In 2010 the Flag Institute and the UK Parliamentary Flags and Heraldry Committee campaigned successfully to ensure that the national flag of the United Kingdom would fly permanently from the flagpole of the Houses of Parliament. Previously the Union Flag had flown only when Parliament was in session, leaving the flagpole bare at other times.
==UK Flag Registry==
The Flag Institute maintains and manages a UK Flag Registry recording the national, supranational, local and community flags flown in the UK and its Crown Dependencies and Overseas Territories.

Its officers have also been involved in several flag designs, including those for the badge and ensign of the UK Border Agency and the flag of the UK Supreme Court.

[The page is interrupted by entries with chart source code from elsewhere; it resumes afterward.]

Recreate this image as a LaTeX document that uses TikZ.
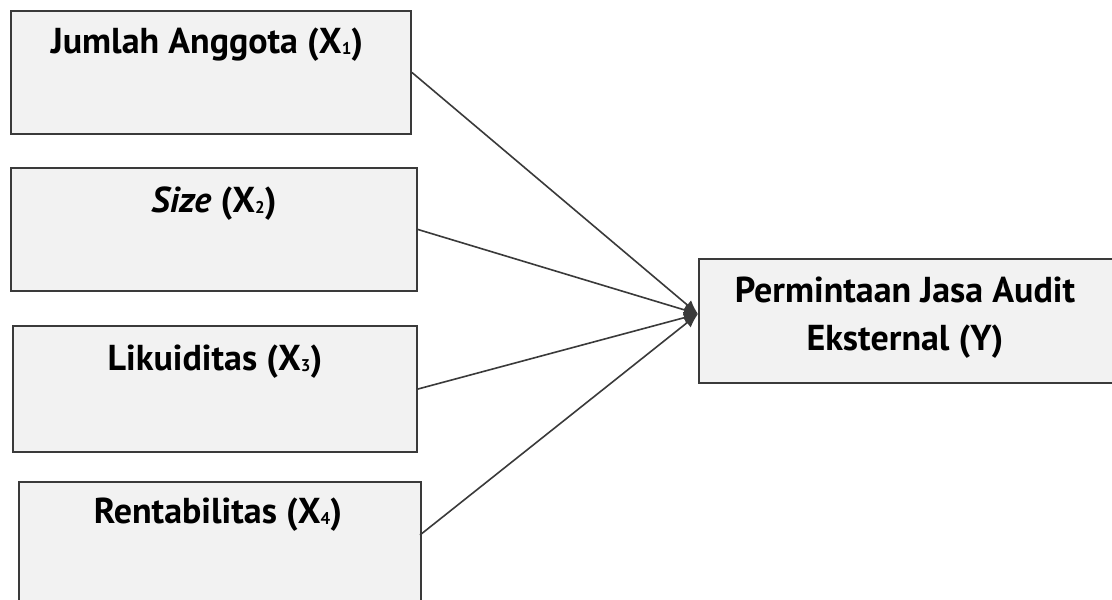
\documentclass[tikz,border=0pt]{standalone}
\usepackage{fontspec}
\setmainfont{PT Sans}
\usetikzlibrary{arrows.meta,calc}
\definecolor{boxfill}{HTML}{F2F2F2}
\definecolor{boxline}{HTML}{3A3A3A}
\newcommand{\vsub}[1]{\raisebox{-1.5pt}{\fontsize{17}{17}\selectfont #1}}
\tikzset{
  varbox/.style={draw=boxline, line width=2pt, fill=boxfill, rectangle, anchor=north west, inner sep=0pt},
  lbl/.style={anchor=base, font=\fontsize{36}{48}\selectfont\bfseries, inner sep=0pt, align=center},
  conn/.style={draw=boxline, line width=1.6pt, -{Latex[length=14pt,width=12pt]}}
}
\begin{document}
\begin{tikzpicture}[x=1pt,y=-1pt]
\useasboundingbox (0,0) rectangle (1112,600);
\clip (0,0) rectangle (1112,600);
\fill[white] (0,0) rectangle (1112,600);
\node[varbox, minimum width=400pt, minimum height=123pt] (b1) at (10,10) {};
\node[varbox, minimum width=406pt, minimum height=123pt] (b2) at (10,167) {};
\node[varbox, minimum width=404pt, minimum height=126pt] (b3) at (12,325) {};
\node[varbox, minimum width=402pt, minimum height=130pt] (b4) at (18,481) {};
\node[varbox, minimum width=416pt, minimum height=124pt] (y) at (698,258) {};
\node[lbl] (t1) at ($(b1.north)+(-4,43)$) {Jumlah Anggota (X\vsub{1})};
\node[lbl] (t2) at ($(b2.north)+(0,45)$) {\textit{Size} (X\vsub{2})};
\node[lbl] (t3) at ($(b3.north)+(0,45)$) {Likuiditas (X\vsub{3})};
\node[lbl] (t4) at ($(b4.north)+(-2,42)$) {Rentabilitas (X\vsub{4})};
\node[lbl] (ty) at ($(y.north)+(-2,92)$) {Permintaan Jasa Audit\\Eksternal (Y)};
\coordinate (target) at ($(y.west)+(0,-7)$);
\coordinate (s4) at (420,535);
\draw[conn] (b1.east) -- (target);
\draw[conn] (b2.east) -- (target);
\draw[conn] (b3.east) -- (target);
\draw[conn] (s4) -- (target);
\end{tikzpicture}
\end{document}
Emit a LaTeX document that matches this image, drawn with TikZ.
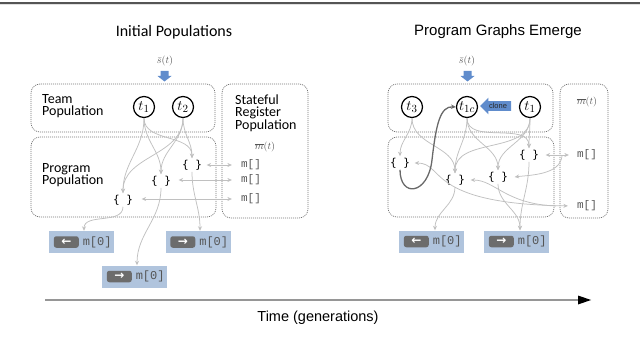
\documentclass[tikz,border=0pt]{standalone}
\usepackage{fontspec}
\setmainfont{Carlito}
\newfontfamily\arialf{Liberation Sans}
\newfontfamily\bracef{DejaVu Sans Mono}
\newfontfamily\monof{Liberation Mono}
\newfontfamily\dejavu{DejaVu Sans}
\usetikzlibrary{arrows.meta,shapes.arrows}
\definecolor{edgegray}{RGB}{192,192,192}
\definecolor{boxdot}{RGB}{115,115,115}
\definecolor{actblue}{RGB}{176,196,221}
\definecolor{actdark}{RGB}{108,108,108}
\definecolor{sigblue}{RGB}{96,140,204}
\definecolor{txtgray}{RGB}{85,85,85}
\definecolor{thickgray}{RGB}{105,105,105}
\newcommand\actbox[4]{%
  \node[actbox] (#1) at (#2,#3) {};
  \node[actkey] (#1k) at ([xshift=17.5pt]#1.west) {#4};
  \node[acttxt] (#1m) at ([xshift=-17pt]#1.east) {m[0]};
}
\begin{document}
\begin{tikzpicture}[x=1pt,y=-1pt,
  popbox/.style={draw=boxdot, dash pattern=on 1pt off 1pt, rounded corners=9pt, line width=0.7pt, inner sep=0pt},
  tnode/.style={circle, draw, line width=1.2pt, minimum size=21pt, inner sep=0pt, font=\fontsize{15}{15}\selectfont},
  prog/.style={font=\bracef\fontsize{11}{11}\selectfont, inner sep=1.5pt},
  mreg/.style={font=\monof\fontsize{11}{11}\selectfont, text=txtgray, inner sep=1pt},
  link/.style={draw=edgegray, line width=0.75pt, -{Stealth[length=4.5pt,width=4pt]}},
  bilink/.style={draw=edgegray, line width=0.75pt, {Stealth[length=4.5pt,width=4pt]}-{Stealth[length=4.5pt,width=4pt]}},
  actbox/.style={fill=actblue, minimum width=65pt, minimum height=22pt, inner sep=0pt},
  actkey/.style={fill=actdark, rounded corners=2.5pt, minimum width=25pt, minimum height=11.5pt, inner sep=0pt, text=white, font=\dejavu\bfseries\fontsize{12}{12}\selectfont},
  acttxt/.style={font=\monof\fontsize{12}{12}\selectfont, text=txtgray, inner sep=0pt},
  lbl/.style={align=left, anchor=west, font=\fontsize{14}{12.5}\selectfont, inner sep=0pt},
  sig/.style={font=\fontsize{10}{10}\selectfont, text=txtgray, inner sep=1pt},
  downarr/.style={fill=sigblue}
]
\useasboundingbox (0,0) rectangle (640,350);
% top border
\draw[line width=2pt, draw={rgb,255:red,85;green,85;blue,85}] (0,2.7) -- (640,2.7);
\draw[line width=0.6pt, draw={rgb,255:red,225;green,225;blue,225}] (0,4.8) -- (640,4.8);

% ---------- Left panel ----------
\node[font=\fontsize{16}{16}\selectfont] (titleL) at (174,32) {Initial Populations};
\node[sig] (sL) at (165,61) {$\bar{s}(t)$};
\fill[downarr] (160.5,71) -- (168.5,71) -- (168.5,76) -- (171.5,76) -- (164.5,81.5) -- (157.5,76) -- (160.5,76) -- cycle;

\node[popbox, minimum width=184pt, minimum height=48pt] (teamL) at (123,108) {};
\node[popbox, minimum width=185pt, minimum height=80pt] (progL) at (123.5,177) {};
\node[popbox, minimum width=86pt, minimum height=134pt] (regL) at (265,151) {};

\node[lbl] (teamLbl) at (42,106) {Team\\Population};
\node[lbl] (progLbl) at (42,175) {Program\\Population};
\node[lbl] (regLbl) at (235,113) {Stateful\\Register\\Population};
\node[sig] (mL) at (265,147) {$\overline{m}(t)$};

\node[tnode] (t1) at (144,107) {$t_1$};
\node[tnode] (t2) at (183,107) {$t_2$};

\node[prog] (A) at (192,165) {\{ \}};
\node[prog] (B) at (161,181) {\{ \}};
\node[prog] (C) at (123,200) {\{ \}};

\node[mreg] (m1) at (251,165) {m[]};
\node[mreg] (m2) at (251,180) {m[]};
\node[mreg] (m3) at (251,199) {m[]};

\draw[link] (t1.south) to[out=-90,in=90] (A.north);
\draw[link] (t1.south) to[out=-90,in=90] (B.north);
\draw[link] (t1.south) to[out=-90,in=90] (C.north);
\draw[link] (t2.south) to[out=-90,in=90] (A.north);
\draw[link] (t2.south) to[out=-90,in=90] (B.north);
\draw[link] (t2.south) to[out=-90,in=90] (C.north);

\draw[bilink, shorten <=3pt, shorten >=8pt] (A.east) -- (m1.west);
\draw[bilink, shorten <=6pt, shorten >=8pt] (B.east |- m2.west) -- (m2.west);
\draw[bilink, shorten <=7pt, shorten >=8pt] (C.east |- m3.west) -- (m3.west);

\actbox{L1}{81.5}{242}{←}
\actbox{L2}{198}{242}{→}
\actbox{L3}{134.5}{276.5}{→}

\draw[link] (C.south) to[out=-90,in=90] ([xshift=2.5pt]L1.north);
\draw[link] (A.south) to[out=-90,in=90] ([xshift=2pt]L2.north);
\draw[link] (B.south) to[out=-90,in=90] ([xshift=2.5pt]L3.north);

% ---------- Right panel ----------
\node[font=\arialf\fontsize{15}{15}\selectfont] (titleR) at (498,32) {Program Graphs Emerge};
\node[sig] (sR) at (467,61) {$\bar{s}(t)$};
\fill[downarr] (463.5,71) -- (471.5,71) -- (471.5,76) -- (474.5,76) -- (467.5,81.5) -- (460.5,76) -- (463.5,76) -- cycle;

\node[popbox, minimum width=165pt, minimum height=48pt] (teamR) at (470.5,108) {};
\node[popbox, minimum width=166pt, minimum height=80pt] (progR) at (471,177) {};
\node[popbox, minimum width=48pt, minimum height=134pt] (regR) at (584,151) {};
\node[sig] (mR) at (587,102) {$\overline{m}(t)$};

\node[tnode] (t3) at (412,107) {$t_3$};
\node[tnode] (t1c) at (467,107) {$t_{1c}$};
\node[tnode] (t1r) at (530,107) {$t_1$};
\node[single arrow, shape border rotate=180, fill=sigblue, minimum height=31pt, single arrow head extend=3.5pt, inner xsep=1pt, inner ysep=2pt, font=\arialf\fontsize{7.5}{7.5}\selectfont, text={rgb,255:red,40;green,40;blue,40}] (clone) at (498,106) {clone};

\node[prog] (D) at (400,163) {\{ \}};
\node[prog] (E) at (455,180) {\{ \}};
\node[prog] (F) at (498,177) {\{ \}};
\node[prog] (G) at (529,155) {\{ \}};

\node[mreg] (m1r) at (587,155) {m[]};
\node[mreg] (m2r) at (587,206) {m[]};

\draw[link] (t3.south) to[out=-90,in=90] (D.north);
\draw[link] (t3.south) to[out=-90,in=90] (E.north);
\draw[link] (t1c.south) to[out=-90,in=90] (E.north);
\draw[link] (t1c.south) to[out=-90,in=90] (F.north);
\draw[link] (t1c.south) to[out=-90,in=90] (G.north);
\draw[link] (t1r.south) to[out=-90,in=90] (E.north);
\draw[link] (t1r.south) to[out=-90,in=90] (F.north);
\draw[link] (t1r.south) to[out=-90,in=90] (G.north);

\draw[bilink, shorten <=5pt, shorten >=7pt] (G.east) -- (m1r.west);
\coordinate (branch) at (562,156);
\draw[link] (branch) .. controls (560,175) and (530,175) .. ([xshift=5pt]F.east);
\draw[bilink, shorten <=3pt, shorten >=8pt] (D.east) .. controls (445,163) and (425,204) .. (m2r.west);
\draw[link, shorten >=4pt] ([xshift=-20pt]m2r.west) .. controls (505,204) and (495,180) .. (E.east);

\draw[thickgray, line width=1.3pt, -{Stealth[length=5pt,width=4.5pt]}] (D.south) .. controls (400,198) and (428,195) .. (432,160) .. controls (436,125) and (440,106) .. (t1c.west);

\actbox{Lb}{431.5}{241.5}{←}
\actbox{Rb}{516.5}{241.5}{→}

\draw[link] (E.south) to[out=-90,in=90] ([xshift=3.5pt]Lb.north);
\draw[link] (F.south) to[out=-90,in=90] ([xshift=3.5pt]Rb.north);
\draw[link] (G.south) to[out=-90,in=90] ([xshift=3.5pt]Rb.north);

% ---------- Timeline ----------
\coordinate (tl0) at (45,300);
\coordinate (tl1) at (591,300);
\draw[line width=1.1pt, draw={rgb,255:red,150;green,150;blue,150}] (tl0) -- ([xshift=-10pt]tl1);
\draw[line width=0pt, fill=black, -{Triangle[length=13pt,width=9pt]}] ([xshift=-12pt]tl1) -- (tl1);
\node[font=\arialf\fontsize{14.5}{14.5}\selectfont] (timeLbl) at (318,318) {Time (generations)};
\end{tikzpicture}
\end{document}
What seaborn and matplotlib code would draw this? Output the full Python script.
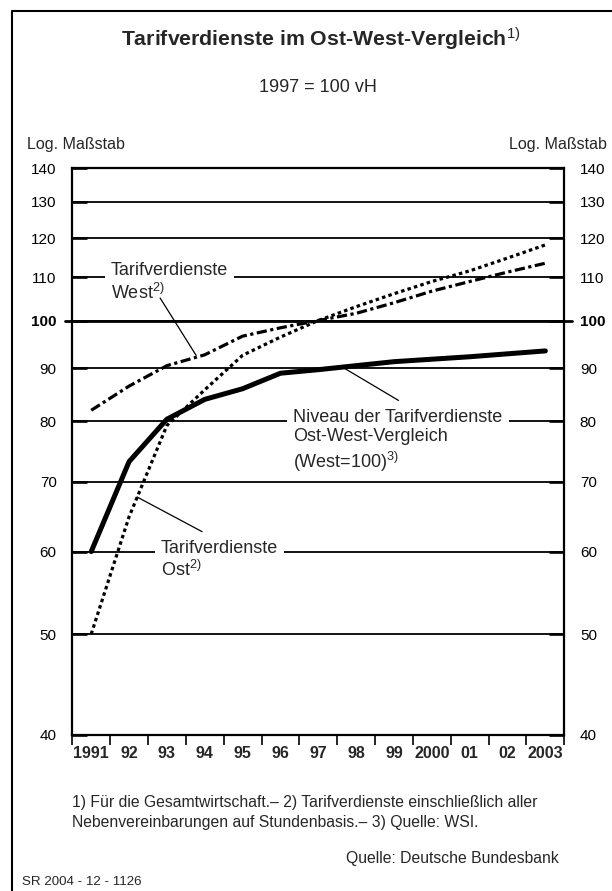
import pandas as pd
import seaborn as sns
import matplotlib.pyplot as plt
from matplotlib.lines import Line2D
from matplotlib.ticker import FixedLocator, FixedFormatter, NullLocator

# Werte (1997 = 100)
jahre = list(range(1991, 2004))
jahr_labels = ["1991", "92", "93", "94", "95", "96", "97", "98", "99", "2000", "01", "02", "2003"]
niveau = [60.0, 73.2, 80.4, 84.0, 86.0, 89.0, 89.7, 90.5, 91.3, 91.8, 92.3, 92.9, 93.5]
west = [82.0, 86.5, 90.5, 92.7, 96.6, 98.4, 100.0, 101.6, 104.0, 106.7, 109.0, 111.3, 113.5]
ost = [50.0, 64.8, 79.3, 85.8, 92.6, 96.4, 100.0, 103.1, 106.1, 109.0, 111.6, 114.8, 118.2]
y_ticks = [40, 50, 60, 70, 80, 90, 100, 110, 120, 130, 140]

df = pd.DataFrame({
    "Jahr": jahre * 3,
    "Wert": niveau + west + ost,
    "Reihe": ["Niveau"] * 13 + ["West"] * 13 + ["Ost"] * 13,
})

sns.set_theme(style="white")
plt.rcParams["font.family"] = ["Liberation Sans", "DejaVu Sans"]
plt.rcParams["mathtext.fontset"] = "custom"
plt.rcParams["mathtext.rm"] = "Liberation Sans"
plt.rcParams["mathtext.it"] = "Liberation Sans:italic"
plt.rcParams["mathtext.bf"] = "Liberation Sans:bold"

W, H = 612, 891
fig = plt.figure(figsize=(W / 100, H / 100), dpi=100)
fig.patch.set_facecolor("white")
ax = fig.add_axes([72.3 / W, 1 - 735 / H, (564.3 - 72.3) / W, (735 - 168.3) / H])

sns.lineplot(data=df, x="Jahr", y="Wert", style="Reihe", size="Reihe",
             dashes={"Niveau": "", "West": (3.2, 1.1, 1.0, 1.1), "Ost": (1.1, 1.0)},
             sizes={"Niveau": 3.6, "West": 2.3, "Ost": 2.3},
             color="black", legend=False, estimator=None, ax=ax)

ax.set_yscale("log")
ax.set_ylim(40, 140)
ax.yaxis.set_major_locator(FixedLocator(y_ticks))
ax.yaxis.set_major_formatter(FixedFormatter([str(v) for v in y_ticks]))
ax.yaxis.set_minor_locator(NullLocator())
ax.set_xlim(1990.5, 2003.5)
ax.set_xticks(jahre, labels=jahr_labels, fontweight="bold", fontsize=11.5)
ax.set_xticks([j - 0.5 for j in jahre] + [2003.5], minor=True)
ax.set_xlabel("")
ax.set_ylabel("")

ax.tick_params(axis="x", which="major", length=0, pad=8)
ax.tick_params(axis="x", which="minor", length=7, width=1.2, direction="out",
               color="black", bottom=True)
ax.tick_params(axis="y", which="major", direction="in", length=11, width=1.9,
               color="black", left=True, right=True, labelleft=True,
               labelright=True, pad=11.2, labelsize=11, labelcolor="black")

ax.grid(axis="y", which="major", color="black", lw=1.3)
ax.grid(axis="x", visible=False)
ax.set_axisbelow(True)
ax.axhline(100, xmin=-0.015, xmax=1.015, color="black", lw=2.0,
           clip_on=False, zorder=1)
for s in ax.spines.values():
    s.set_color("black")
    s.set_linewidth(1.6)

fig.canvas.draw()
for t in ax.yaxis.get_major_ticks():
    if abs(t.get_loc() - 100) < 0.01:
        t.label1.set_fontweight("bold")
        t.label2.set_fontweight("bold")

# Beschriftungen im Diagramm
box = dict(fc="white", ec="none", boxstyle="square,pad=0.35")
ax.text(1991.52, 108.7, "Tarifverdienste\nWest$^{\\mathrm{2)}}$", ha="left",
        va="center", fontsize=13, linespacing=1.22, bbox=box, zorder=1.5)
ax.text(1996.33, 76.6, "Niveau der Tarifverdienste\nOst-West-Vergleich\n(West=100)$^{\\mathrm{3)}}$",
        ha="left", va="center", fontsize=13, linespacing=1.22, bbox=box, zorder=1.5)
ax.text(1992.84, 58.9, "Tarifverdienste\nOst$^{\\mathrm{2)}}$", ha="left",
        va="center", fontsize=13, linespacing=1.22, bbox=box, zorder=1.5)

leader = dict(arrowstyle="-", color="black", lw=0.9, shrinkA=0, shrinkB=0)
ax.annotate("", xy=(1993.77, 92.6), xytext=(1992.82, 105.1), arrowprops=leader)
ax.annotate("", xy=(1997.64, 90.2), xytext=(1999.12, 83.8), arrowprops=leader)
ax.annotate("", xy=(1992.21, 67.7), xytext=(1993.93, 62.7), arrowprops=leader)

# Texte ausserhalb
fig.text(321 / W, 1 - 39 / H, "Tarifverdienste im Ost-West-Vergleich$^{\\mathrm{1)}}$",
         ha="center", va="center", fontsize=15.3, fontweight="bold")
fig.text(318 / W, 1 - 88 / H, "1997 = 100 vH", ha="center", va="center", fontsize=13)
fig.text(27 / W, 1 - 145 / H, "Log. Maßstab", ha="left", va="center", fontsize=11.5)
fig.text(607 / W, 1 - 145 / H, "Log. Maßstab", ha="right", va="center", fontsize=11.5)
fig.text(72 / W, 1 - 803 / H,
         "1) Für die Gesamtwirtschaft.– 2) Tarifverdienste einschließlich aller",
         ha="left", va="center", fontsize=11.3)
fig.text(72 / W, 1 - 822 / H,
         "Nebenvereinbarungen auf Stundenbasis.– 3) Quelle: WSI.",
         ha="left", va="center", fontsize=11.3)
fig.text(559 / W, 1 - 858 / H, "Quelle: Deutsche Bundesbank", ha="right",
         va="center", fontsize=11.3)
fig.text(22 / W, 1 - 882 / H, "SR 2004 - 12 - 1126", ha="left", va="center",
         fontsize=9.6)

fig.add_artist(Line2D([12 / W, 12 / W, 1], [0, 1 - 11 / H, 1 - 11 / H],
                      transform=fig.transFigure, color="black", lw=1.5))

fig.savefig("out.png", dpi=100)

All Scottish flags must, by law, be authorised by Lord Lyon and recorded in the 'Public Register of All Arms and Bearings in Scotland' and he appointed the Flag Institute's Philip Tibbetts to the newly created role of Honorary Vexillologist to the Court of the Lord Lyon. The Earl Marshal and the College of Arms are legally responsible for flags in the rest of the UK. Both the College of Arms and the Court of Lord Lyon maintain the official register of flags for their respective country or countries. Flags and symbols relating to the UK Armed Forces are regulated by the Crown through the Ministry of Defence, which also governs flags flown at sea by British-registered vessels.

==Publications==
In 2010 the Flag Institute, with the Parliamentary Flags and Heraldry Committee, published a guide to Britain's flag protocol, Flying Flags in the United Kingdom. A revised edition was published in 2020.